Mais on s’en doute, d’autres propositions contenues dans l’article du N° 1463 de Marianne nous ont quelque peu hérissé le poil, non que nous soyons fermés à toute mesure de solidarité entre générations, mais bien parce qu’elles relèvent des poncifs les plus éculés, en matière de mise à contribution des retraités :
– Désindexer les grosses retraites
Tout est dans l’adjectif « grosses ». Pour Laurent Saint Martin, ministre du budget de Michel Barnier, il s’agissait des retraites supérieures à 1450 euros ! Pour Édouard Philippe, en 2020, c’était celles qui dépassaient 2000 euros. Pour l’observatoire des inégalités, le seuil de richesse se situe à 4056 euros. Pour Marianne, il s’agirait de mettre à contribution les 50% des retraités les plus favorisés, soit selon le COR, les retraités dont le niveau de vie dépasserait 1943 euros, médiane du niveau de vie des retraités en 2021.
Nous ne partageons pas, mais pas du tout, cette estimation ! Notre Baromètre des retraités l’a montré, avec une retraite inférieure à 2000 euros surtout quand on vit seul, et le plus fréquemment seule, la vie n’est pas facile et certains postes de dépense, énergie, déplacements... demeurent difficiles à couvrir.
Rappelons qu’il s’agit d’une idée loin d’être neuve et déjà largement mise en musique dans la décennie antérieure.
Pour rafraîchir la mémoire, aux journalistes de Marianne et à bien d’autres...
Les pensions de base ont été gelées en 2014, en 2016 et en 2018. Elles ont été sous indexées en 2019, et pour les pensions supérieures à 2000 euros en 2020. Soit cinq mesures de gel ou de sous indexation en 10 ans !
La conséquence, les rédacteurs de l’article auraient pu la trouver page 136 du Rapport du COR 2024 : Pour un retraité non cadre parti à la retraite en 2012, la perte de pouvoir d’achat cumulée atteint 5%, pour un cadre, sur la même période, elle s’élève à 7.8% !
A l’UNSA Retraités, on considère que les retraités, en matière de désindexation ont déjà donné, et qu’il faudrait exploiter d’autres pistes !
– Imposer davantage les retraités aisés
L’explication arrive très vite, sous la forme d’un vieux serpent de mer ! Il s’agirait, vous l’avez pressenti, d’en finir avec l’abattement fiscal de 10% dont bénéficient les retraités depuis... 1978, et le gouvernement Barre, réputé pour son laxisme en matière sociale et fiscale.
Une fois de plus, une fois de trop, cet abattement est abusivement assimilé au dégrèvement forfaitaire de 10% des actifs qui renoncent à déclarer leur frais professionnels réels. Hormis le taux de 10%, rien de commun entre les deux mesures, ni le fondement, ni les plafonds : l’abattement est limité à 4321 euros pour un retraité, la déduction peut atteindre 14171 euros pour un actif.

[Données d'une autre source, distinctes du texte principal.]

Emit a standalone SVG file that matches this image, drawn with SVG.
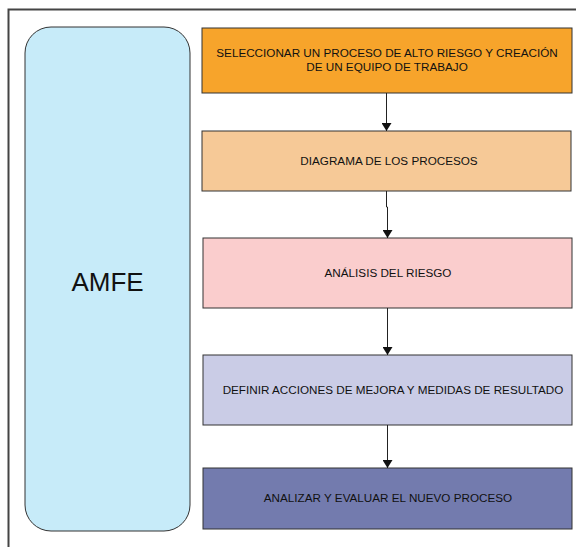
<svg xmlns="http://www.w3.org/2000/svg" width="576" height="547" viewBox="0 0 576 547">
<style>
.box{stroke:#333;stroke-width:1}
.t{font-family:"Liberation Sans",Arial,sans-serif;font-size:11.7px;fill:#111;text-anchor:middle}
.c{stroke:#222;stroke-width:1;fill:none}
</style>
<defs>
<marker id="ah" markerWidth="8" markerHeight="10" refX="8" refY="5" orient="auto" markerUnits="userSpaceOnUse">
<path d="M0,0 L8,5 L0,10 Z" fill="#111"/>
</marker>
</defs>
<rect width="576" height="547" fill="#fff"/>
<path d="M8.5,547 V9.5 H576" fill="none" stroke="#444" stroke-width="2"/>
<g id="amfe">
<rect x="25" y="27" width="165" height="504" rx="26" fill="#C7EBF9" stroke="#333" stroke-width="1"/>
<text x="107.5" y="291" style="font-family:'Liberation Sans',Arial,sans-serif;font-size:26px;fill:#111;text-anchor:middle">AMFE</text>
</g>
<g id="n1">
<rect class="box" x="202" y="28" width="370" height="65" fill="#F7A42B"/>
<text class="t" x="387" y="57">SELECCIONAR UN PROCESO DE ALTO RIESGO Y CREACIÓN</text>
<text class="t" x="387" y="71">DE UN EQUIPO DE TRABAJO</text>
</g>
<g id="n2">
<rect class="box" x="202" y="131" width="369" height="60" fill="#F6C997"/>
<text class="t" x="389" y="165">DIAGRAMA DE LOS PROCESOS</text>
</g>
<g id="n3">
<rect class="box" x="203" y="238" width="369" height="70" fill="#FACDCD"/>
<text class="t" x="388" y="277">ANÁLISIS DEL RIESGO</text>
</g>
<g id="n4">
<rect class="box" x="203" y="355" width="369" height="70" fill="#CACCE6"/>
<text class="t" x="393" y="394">DEFINIR ACCIONES DE MEJORA Y MEDIDAS DE RESULTADO</text>
</g>
<g id="n5">
<rect class="box" x="203" y="468" width="369" height="61" fill="#737BAE"/>
<text class="t" x="388" y="502">ANALIZAR Y EVALUAR EL NUEVO PROCESO</text>
</g>
<g id="connectors">
<path class="c" d="M386.5,93 V131" marker-end="url(#ah)"/>
<path class="c" d="M386.5,191 V207 H387.5 V238" marker-end="url(#ah)"/>
<path class="c" d="M387.5,308 V355" marker-end="url(#ah)"/>
<path class="c" d="M387.5,425 V468" marker-end="url(#ah)"/>
</g>
</svg>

Par ailleurs, cette mesure rendrait imposables des retraités qui perçoivent une pension voisine de 1540 euros et qui sont à ce jour exonérés. Et dire que Marianne s’inquiète du matraquage fiscal !
Plus subtil, les 5% des retraités les plus riches seraient moins impactés, puisque l’abattement, plafonné à 4321 euros est loin de représenter 10% de leurs revenus. En matière d’équité, il y a moyen de faire mieux...

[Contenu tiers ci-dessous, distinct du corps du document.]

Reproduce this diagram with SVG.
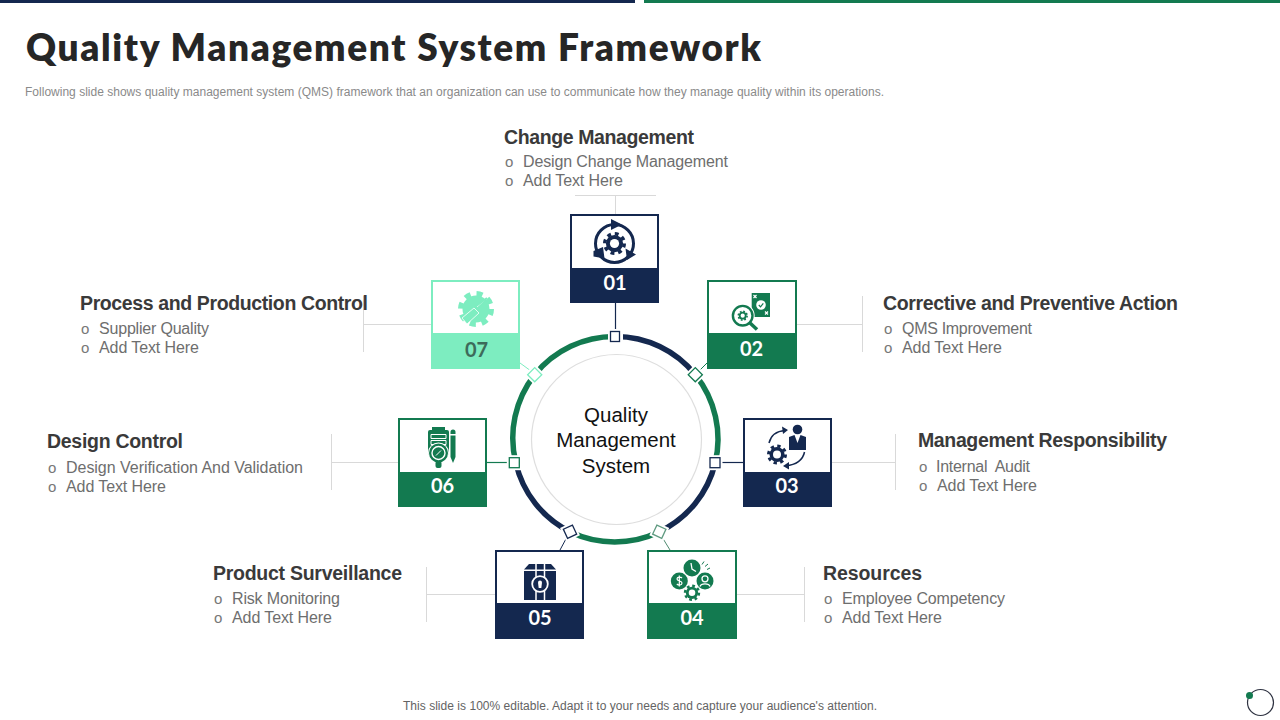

Et si l’on veut parler d’équité, il faudrait considérer la charge que constitue pour les retraités les complémentaires santé, dont ils ont un besoin évident, et qu’ils financent intégralement.

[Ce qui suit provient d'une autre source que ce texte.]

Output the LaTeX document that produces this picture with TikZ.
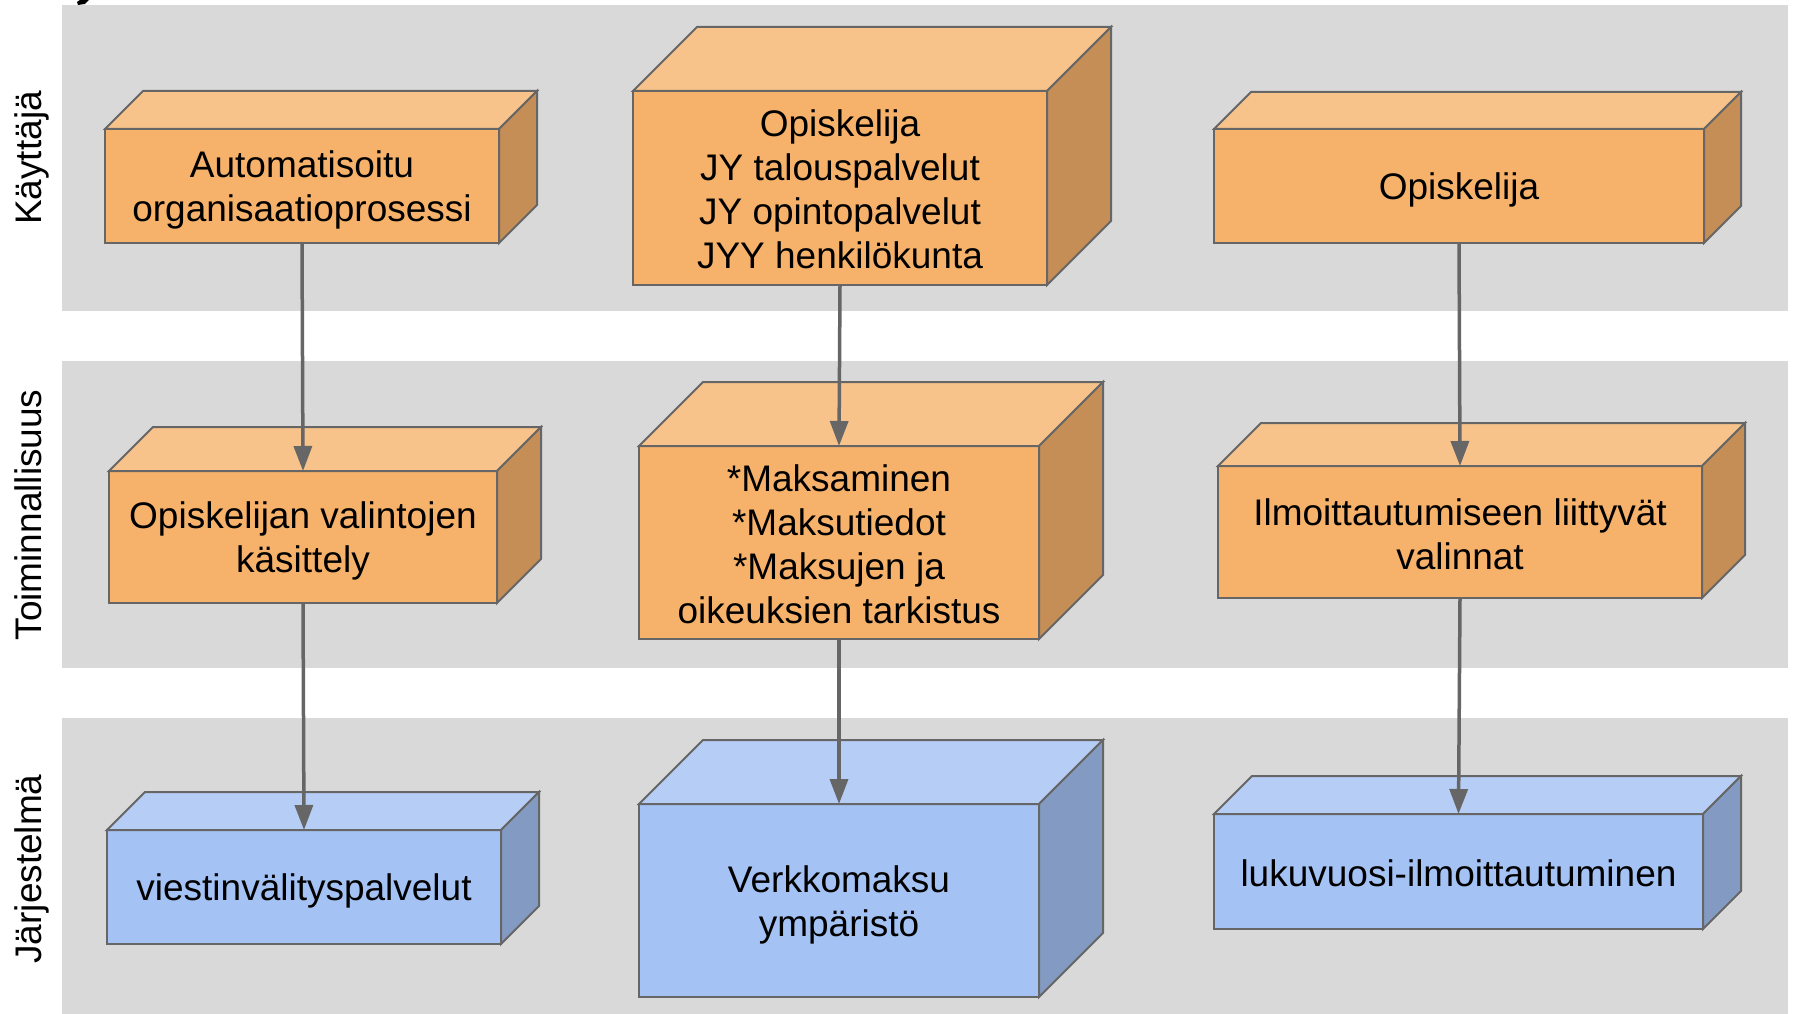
\documentclass[tikz,border=0pt]{standalone}
\usepackage{fontspec}
\setmainfont{Liberation Sans}
\usetikzlibrary{arrows.meta}
\definecolor{bandgray}{HTML}{D9D9D9}
\definecolor{edgegray}{HTML}{666666}
\definecolor{orfront}{HTML}{F6B26B}
\definecolor{ortop}{HTML}{F8C38A}
\definecolor{orside}{HTML}{C58E56}
\definecolor{blfront}{HTML}{A4C2F4}
\definecolor{bltop}{HTML}{B6CEF5}
\definecolor{blside}{HTML}{839BC3}
\tikzset{
  band/.style={fill=bandgray, draw=none},
  boxfront/.style={draw=edgegray, line width=2pt, rectangle, inner sep=0pt, outer sep=0pt},
  boxtext/.style={inner sep=0pt, align=center, font=\fontsize{37}{44}\selectfont, text=black},
  boxface/.style={draw=edgegray, line width=2pt, line join=miter},
  conn/.style={draw=edgegray, line width=3.5pt, -{Triangle[length=25pt,width=18pt]}},
  rowlabel/.style={rotate=90, anchor=base, font=\fontsize{37}{44}\selectfont, inner sep=0pt, text=black}
}
% name, cx, cy, w, h, depth, palette, text shift, text
\newcommand{\cubebox}[9]{%
  \node[boxfront, fill=#7front, minimum width=#4pt, minimum height=#5pt] (#1) at (#2,#3) {};
  \draw[boxface, fill=#7top] (#1.north west) -- ++(#6,-#6) -- ++(#4,0) -- (#1.north east) -- cycle;
  \draw[boxface, fill=#7side] (#1.north east) -- ++(#6,-#6) -- ++(0,#5) -- (#1.south east) -- cycle;
  \node[boxtext] (#1-t) at ([yshift=-#8pt]#1.center) {#9};
}
\begin{document}
\begin{tikzpicture}[x=1pt, y=-1pt]
  \fill[white] (0,0) rectangle (1793,1014);
  \useasboundingbox (0,0) rectangle (1793,1014);
  % bands
  \fill[band] (62,5) rectangle (1788,311);
  \fill[band] (62,361) rectangle (1788,668);
  \fill[band] (62,718) rectangle (1788,1014);
  % cut-off fragment at top left
  \fill[black] (80,0) -- (89,0) -- (85,4) -- (78,5) -- (77,2) -- cycle;
  % row labels
  \node[rowlabel] (lkay) at (41,158) {Käyttäjä};
  \node[rowlabel] (ltoi) at (41,515) {Toiminnallisuus};
  \node[rowlabel] (ljar) at (41,869) {Järjestelmä};
  % boxes
  \cubebox{b1}{302}{186}{394}{114}{38}{or}{4}{Automatisoitu\\organisaatioprosessi}
  \cubebox{b2}{840}{188}{414}{194}{64}{or}{1.5}{Opiskelija\\JY talouspalvelut\\JY opintopalvelut\\JYY henkilökunta}
  \cubebox{b3}{1459}{186}{490}{114}{37}{or}{4}{Opiskelija}
  \cubebox{b4}{303}{537}{388}{132}{44}{or}{4}{Opiskelijan valintojen\\käsittely}
  \cubebox{b5}{839}{542.5}{400}{193}{64}{or}{1.5}{*Maksaminen\\*Maksutiedot\\*Maksujen ja\\oikeuksien tarkistus}
  \cubebox{b6}{1460}{532}{484}{132}{43}{or}{2}{Ilmoittautumiseen liittyvät\\valinnat}
  \cubebox{b7}{304}{887}{394}{114}{38}{bl}{4}{viestinvälityspalvelut}
  \cubebox{b8}{839}{900.5}{400}{193}{64}{bl}{4}{Verkkomaksu\\ympäristö}
  \cubebox{b9}{1458.5}{871.5}{489}{115}{38}{bl}{2}{lukuvuosi-ilmoittautuminen}
  % connectors
  \draw[conn] (b1.south) -- (b4.north);
  \draw[conn] (b4.south) -- (b7.north);
  \draw[conn] (b2.south) -- (b5.north);
  \draw[conn] (b5.south) -- (b8.north);
  \draw[conn] (b3.south) -- (b6.north);
  \draw[conn] (b6.south) -- (b9.north);
\end{tikzpicture}
\end{document}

Si le gouvernement s’aventurait dans la voie de la suppression de l’abattement de 10%, la revendication que nous ne manquerions pas de porter serait un crédit d’impôt correspondant à 50% du montant de la complémentaire santé. Pas certain que cela soit source d’économies pour les finances publiques, mais indispensable pour maintenir l’équité entre actifs et retraités.
À l’UNSA Retraités, nous considérons que s’il faut mettre à contribution les retraités riches, ce n’est pas parce qu’ils sont retraités, mais parce qu’ils sont riches !
Cela suppose une refonte de notre fiscalité, impôt sur le revenu et fiscalité des successions plus progressive et mettant davantage à contribution les gros revenus et les gros patrimoines, qu’ils soient détenus par des retraités ou des actifs. Et nous estimons qu’une progressivité comparable devrait être appliquée à la CSG, tant pour les actifs que pour les retraités.